DT CEO open to any deals that would improve T-Mobile's profitability

Deutsche Telekom CEO Timotheus Hoettges said the company will consider any partnership for T-Mobile US (NYSE:TMUS) that can improve profitability at the carrier, comments that again open the door to potential M&A.

Hoettges said at the company's annual shareholders meeting that T-Mobile, which Deutsche Telekom still has a 66 percent stake in, was in much better shape than two years ago when it started its "uncarrier" initiative.

"But it is our duty to go on improving the return on T-Mobile US," he said, according to Reuters. "If we find a partner who will help us to do so, we will obviously consider it."

Last summer DT and Sprint (NYSE: S) parent SoftBank abandoned plans to try and merge the two carriers amid signals of opposition from U.S. regulators. Then, in the fall of 2014, French telecom and Internet company Iliad made an ill-fated bid for a majority stake in T-Mobile.

Hoettges told reporters on the sidelines of the meeting that DT is under no pressure to sell T-Mobile, reiterating what he has said in the past. "Customers are literally flocking to us," he said.

T-Mobile added 8.3 million total customers in 2014, leading the industry, including 4.9 million branded postpaid customers. T-Mobile expects to add between 3 million and 3.5 million postpaid customers in 2015.

Lately T-Mobile executives have been more open about the possibility of working with another company, and not even necessarily another wireless carrier. For example, last week at an investor conference T-Mobile CFO Braxton Carter said that T-Mobile would seriously evaluate any deal that could benefit T-Mobile shareholders. "We have a fiduciary responsibility to evaluate any strategic opportunity, and if it increases shareholder value in excess of what we see on a standalone basis, it would be something we would very much be inclined to do," he said.
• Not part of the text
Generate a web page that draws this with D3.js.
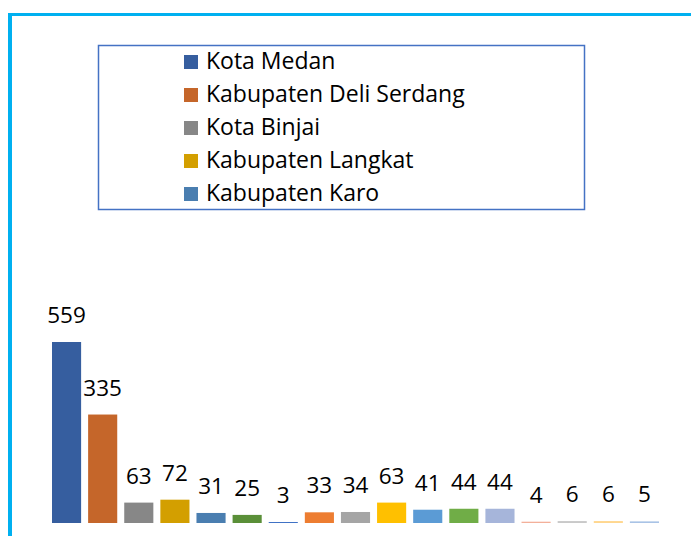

During T-Mobile's first-quarter earnings conference call at the end of April, T-Mobile CEO John Legere voiced interest in partnerships with companies like Dish Network (NASDAQ: DISH) or cable companies. Legere said that "as content and entertainment and social are moving to the Internet and the Internet is moving mobile, these industries, the adjacent industries are in the same game that we're in." He added: "So I think you need to think about the cable industry and players like us as not competitors but potential partners and alternatives for each other in the future."

Indeed, T-Mobile executives have made no secret over the last few months of their interest in partnering with Dish.